Photo captions provide context to images, facilitate better communication, and increase accessibility. The student team will use Azure machine learning services, in addition to student developed functions, to build a tool including an API that is capable of creating image captions when given an image input.
Photo captions go beyond merely labeling an image; they add depth, meaning, and context to visual content. They facilitate better communication, understanding, and emotional connections between the photographer or content creator and their audience.

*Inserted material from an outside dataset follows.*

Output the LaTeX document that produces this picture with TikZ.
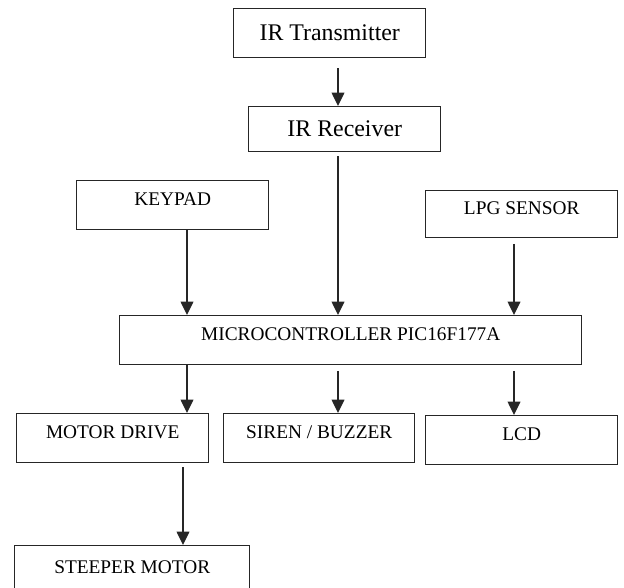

A photo caption provides context and information about the subject, location, and event captured in the image. It helps viewers understand the photo’s purpose and significance, preventing misinterpretations. Good photo captioning can enhance engagement with the subject. In online contexts, descriptive captions contribute to search engine optimization (SEO). They also improve the discoverability of images, by making them more likely to appear in relevant search results. Captions increase accessibility for people using auto reading software, and can also be helpful for individuals with slow internet connections or restricted data plans, where images might not load quickly, or at all. In these cases, a caption can provide a description of the image they can’t see.
The student team will use Azure machine learning services to build an API that can create image captions when given an image input.
The team will then develop front end tools that use this API. That might include:
- An Adobe InDesign plugin
- A Drupal/WordPress plugin (These are the primary CMS’s used on campus)
- A Google Chrome plugin for Google Docs/Slides
Many photos in UM’s online presence (web, social media, etc.) have poorly written captions, or no captions at all. This reduces the quality of overall communication, and creates a barrier to those who rely on screen readers to engage with the online environment.
Minimum Viable Product Deliverable (Minimum level of success)
- Literature review of the current technology for photo recognition, captioning and best practices in accessibility
- Perform user interviews with key stakeholders within the University who would use the tool; staff in marketing, accessibility, IT infrastructure, etc.
- Develop a first version end-to-end prototype demonstrating the feasibility of the concept. Collect feedback from key stakeholders
- The backend model will be chosen for the students, but students will have to use the Azure platform to build an API connection to the backend
- The Team will need to properly document this API so that others can use it
- The team will then build a few front-end systems to utilize the API and provide image captions to marketing and other teams on campus
- Indesign, Drupal, and Google may be selected as options
Expected Final Deliverable (Expected level of success)
- Incorporate the feedback from key stakeholders
- Provide a 2nd version of the prototype end-to-end system with additional functionality as determined by student team
- Verify the extent to which the prototype meets the requirements of the project
Stretch Goal Opportunities: (High level of success)
- Build at least 10-15 front end clients
- Track usage by University departments
- Track changes to captions made by humans
Accessibility Design (1-2 Students)
Specific Skills: Practical knowledge of best practice in accessibility design, interest in developing further skills in this area – experience with screen readers would be a big plus
Students must have basic coding or prototyping skills, and be prepared participate in technical development
Likely Majors: SI
Machine Learning (2-3 Students)
Specific Skills: General knowledge and skills in Machine Learning/Artificial Intelligence, experience incorporating ML and AI techniques into general programming front end/back end
Students should have completed at least 1 course in AI/ML/CV and EECS 281 (or equivalent. Experience with Microsoft Azure platform is highly valued
Likely Majors: CS, DATA, MATH
Front End/Back End Programming (2-3 Students)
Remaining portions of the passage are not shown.